Allow to limit maximum sequence length for ngram features

GateNLP / gateplugin-LearningFramework

A plugin for the GATE language technology framework for training and using machine learning models. Currently supports Mallet (MaxEnt, NaiveBayes, CRF and others), LibSVM, Scikit-Learn, Weka, and DNNs through Pytorch and Keras.

https://gatenlp.github.io/gateplugin-LearningFramework/

GNU Lesser General Public License v2.1

26 stars 6 forks source link

Allow to limit maximum sequence length for ngram features #110

Closed johann-petrak closed 5 years ago

johann-petrak commented 5 years ago

This can be crucial if we use the deep learning backend. Ideally it should be possible to limit this in the feature specification (this can reduce the initial dataset size), then limit even more in the pytorch backend through a parameter (for further experimenting).
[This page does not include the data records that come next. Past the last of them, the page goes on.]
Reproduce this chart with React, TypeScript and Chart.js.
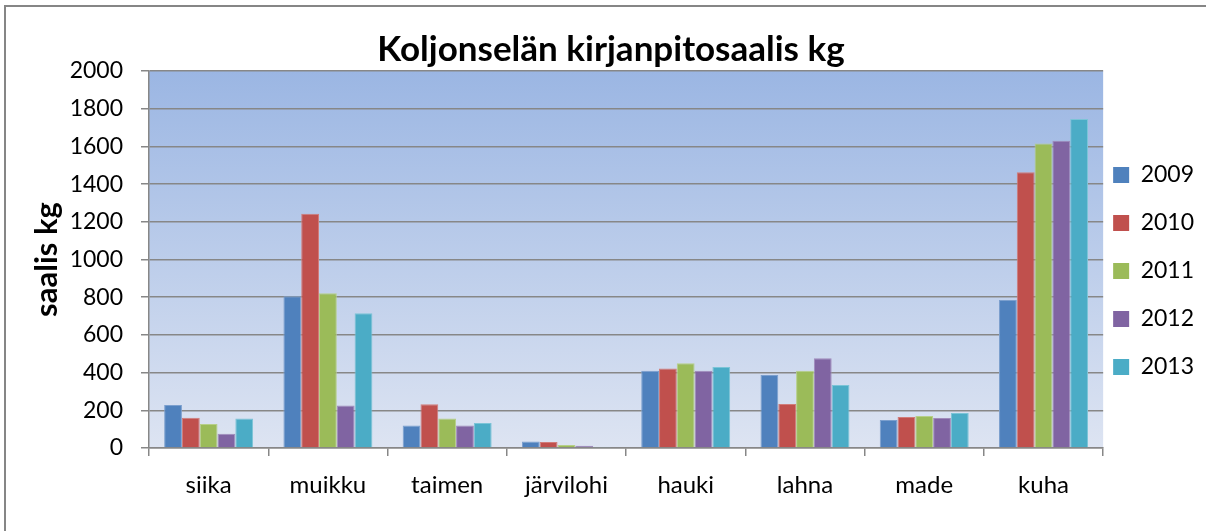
import React, { useEffect, useRef } from "react";
import { Chart, registerables } from "chart.js";

Chart.register(...registerables);

const categories = ["siika", "muikku", "taimen", "järvilohi", "hauki", "lahna", "made", "kuha"];
const seriesLabels = ["2009", "2010", "2011", "2012", "2013"];
const values2009 = [228, 805, 120, 35, 410, 387, 149, 785];
const values2010 = [161, 1243, 232, 32, 422, 233, 164, 1463];
const values2011 = [127, 821, 157, 16, 449, 410, 170, 1616];
const values2012 = [76, 225, 120, 12, 410, 476, 159, 1630];
const values2013 = [157, 715, 133, 3, 430, 334, 186, 1745];
const seriesColors = ["#4F81BD", "#C0504D", "#9BBB59", "#8064A2", "#4BACC6"];
const seriesBorders = ["#7B9FCE", "#D17C79", "#B6CF88", "#A08BBB", "#7BC4D7"];
const yMin = 0;
const yMax = 2000;
const yStep = 200;

const titleText = "Koljonselän kirjanpitosaalis kg";
const yTitleText = "saalis kg";

const GRID = "#878787";
const FONT = "Lato";

const PAD_L = 18;
const PAD_R = 2;
const PAD_T = 29;
const PAD_B = 3;

const bgPlugin = {
  id: "bgPlugin",
  beforeDraw(chart: any) {
    const { ctx, chartArea, width, height } = chart;
    ctx.save();
    ctx.fillStyle = "#ffffff";
    ctx.fillRect(0, 0, width, height);
    ctx.strokeStyle = "#868686";
    ctx.lineWidth = 2;
    ctx.strokeRect(5, 6, width + 10, height + 10);
    const g = ctx.createLinearGradient(0, chartArea.top, 0, chartArea.bottom);
    g.addColorStop(0, "#9BB6E3");
    g.addColorStop(1, "#DDE4F2");
    ctx.fillStyle = g;
    ctx.fillRect(chartArea.left, chartArea.top, chartArea.right - chartArea.left, chartArea.bottom - chartArea.top);
    ctx.restore();
  },
};

export default function App() {
  const ref = useRef<HTMLCanvasElement | null>(null);
  useEffect(() => {
    if (!ref.current) return;
    const allValues = [values2009, values2010, values2011, values2012, values2013];
    const chart = new Chart(ref.current, {
      type: "bar",
      data: {
        labels: categories,
        datasets: seriesLabels.map((label, i) => ({
          label,
          data: allValues[i],
          backgroundColor: seriesColors[i],
          borderColor: seriesBorders[i],
          borderWidth: 1,
          categoryPercentage: 0.746,
          barPercentage: 1.0,
        })),
      },
      options: {
        animation: false,
        responsive: false,
        maintainAspectRatio: false,
        devicePixelRatio: 1,
        layout: { padding: { top: PAD_T, left: PAD_L, right: PAD_R, bottom: PAD_B } },
        plugins: {
          tooltip: { enabled: false },
          title: {
            display: true,
            text: titleText,
            color: "#000",
            font: { family: FONT, size: 35, weight: "bold" },
            padding: { top: 0, bottom: 0 },
          },
          legend: {
            position: "right",
            labels: {
              color: "#000",
              font: { family: FONT, size: 23, lineHeight: "38px" as any },
              boxWidth: 16,
              boxHeight: 16,
              padding: 10,
              generateLabels: (c: any) =>
                Chart.defaults.plugins.legend.labels.generateLabels(c).map((l: any) => ({
                  ...l,
                  text: [l.text],
                  lineWidth: 0,
                  strokeStyle: "rgba(0,0,0,0)",
                })),
            },
          },
        },
        scales: {
          x: {
            afterFit: (s: any) => {
              s.height = 531 - PAD_B - 448;
            },
            grid: {
              display: true,
              drawOnChartArea: false,
              drawTicks: true,
              tickLength: 8,
              color: GRID,
              lineWidth: 1.5,
              offset: true,
            },
            border: { display: true, color: GRID, width: 1.5 },
            ticks: {
              color: "#000",
              font: { family: FONT, size: 24 },
              padding: 15,
              maxRotation: 0,
            },
          },
          y: {
            min: yMin,
            max: yMax,
            afterFit: (s: any) => {
              s.width = 149 - PAD_L;
            },
            grid: {
              color: GRID,
              lineWidth: 1.5,
              drawTicks: true,
              tickLength: 8,
            },
            border: { display: true, color: GRID, width: 1.5 },
            ticks: {
              stepSize: yStep,
              color: "#000",
              font: { family: FONT, size: 23 },
              padding: 18,
              callback: (v: any) => String(v),
            },
            title: {
              display: true,
              text: yTitleText,
              color: "#000",
              font: { family: FONT, size: 31, weight: "bold", lineHeight: "58px" as any },
              padding: { top: 0, bottom: 0 },
            },
          },
        },
      },
      plugins: [bgPlugin],
    });
    return () => chart.destroy();
  }, []);
  return (
    <div style={{ position: "absolute", left: 0, top: 0, width: 1206, height: 531 }}>
      <canvas ref={ref} width={1206} height={531} style={{ width: 1206, height: 531, display: "block" }} />
    </div>
  );
}
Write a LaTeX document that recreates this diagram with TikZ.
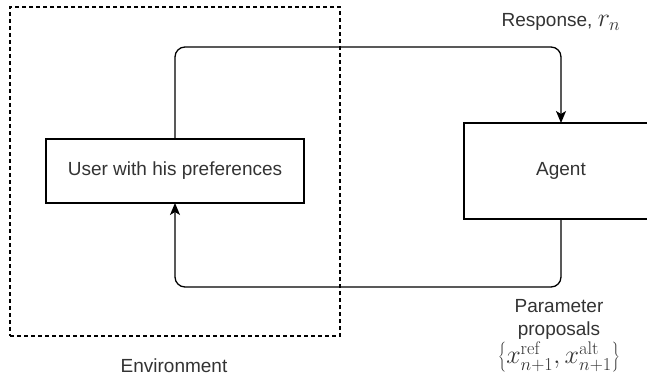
\RequirePackage{fix-cm}
\documentclass[tikz,border=0pt]{standalone}
\usepackage[no-math]{fontspec}
\setmainfont{Liberation Sans}
\usetikzlibrary{arrows.meta}
\newcommand\mymath[1]{{\fontsize{26}{30}\selectfont$#1$}}
\begin{document}
\begin{tikzpicture}[x=1pt,y=-1pt,line width=1.3pt,
  box/.style={draw,rectangle,inner sep=0pt,outer sep=0pt,text=black!80,font=\fontsize{19}{23}\selectfont},
  lbl/.style={text=black!80,font=\fontsize{19}{23}\selectfont,inner sep=0pt},
  flow/.style={-{Stealth[length=12pt,width=10pt,inset=3pt]},rounded corners=10pt},
  envbox/.style={draw,dash pattern=on 4pt off 3pt,line width=1.2pt,inner sep=0pt,outer sep=0pt}]
\useasboundingbox (0,0) rectangle (647,377);
\node[envbox,minimum width=330pt,minimum height=329pt] (env) at (175,171.5) {};
\node[box,minimum width=258pt,minimum height=64pt] (user) at (175,171) {User with his preferences};
\node[box,minimum width=194pt,minimum height=96pt] (agent) at (561,171) {Agent};
\coordinate (tl) at (175,47);
\coordinate (tr) at (561,47);
\coordinate (bl) at (175,287);
\coordinate (br) at (561,287);
\draw[flow] (user.north) -- (tl) -- (tr) -- (agent.north);
\draw[flow] (agent.south) -- (br) -- (bl) -- (user.south);
\node[lbl] (resp) at (561,22) {Response, \mymath{r_n}};
\node[lbl,align=center,anchor=north] (param) at (559,299) {Parameter\\proposals\\[1pt]\mymath{\left\{x^{\mathrm{ref}}_{n+1}, x^{\mathrm{alt}}_{n+1}\right\}}};
\node[lbl] (envlbl) at (174,366) {Environment};
\end{tikzpicture}
\end{document}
For single feature datasets, sorting the training set by sequence length would be a good alternative to avoid excessive padding.
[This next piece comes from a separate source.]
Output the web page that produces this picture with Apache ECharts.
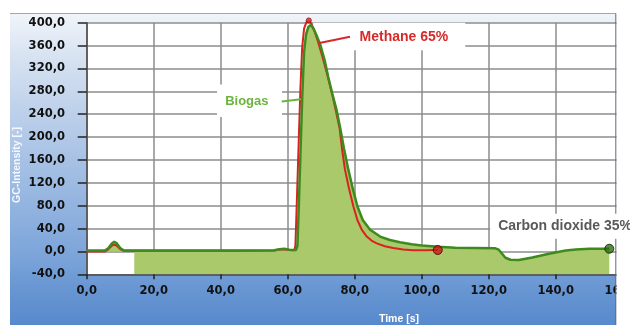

See https://github.com/GateNLP/gate-lf-python-data/issues/23

johann-petrak commented 5 years ago

See https://github.com/GateNLP/gate-lf-python-data/issues/23 This has now be implemented so that initial settings in the feature specification file can be added. However, the LF completely ignores this for sparse representations and does not shorten anything itself for dense representations.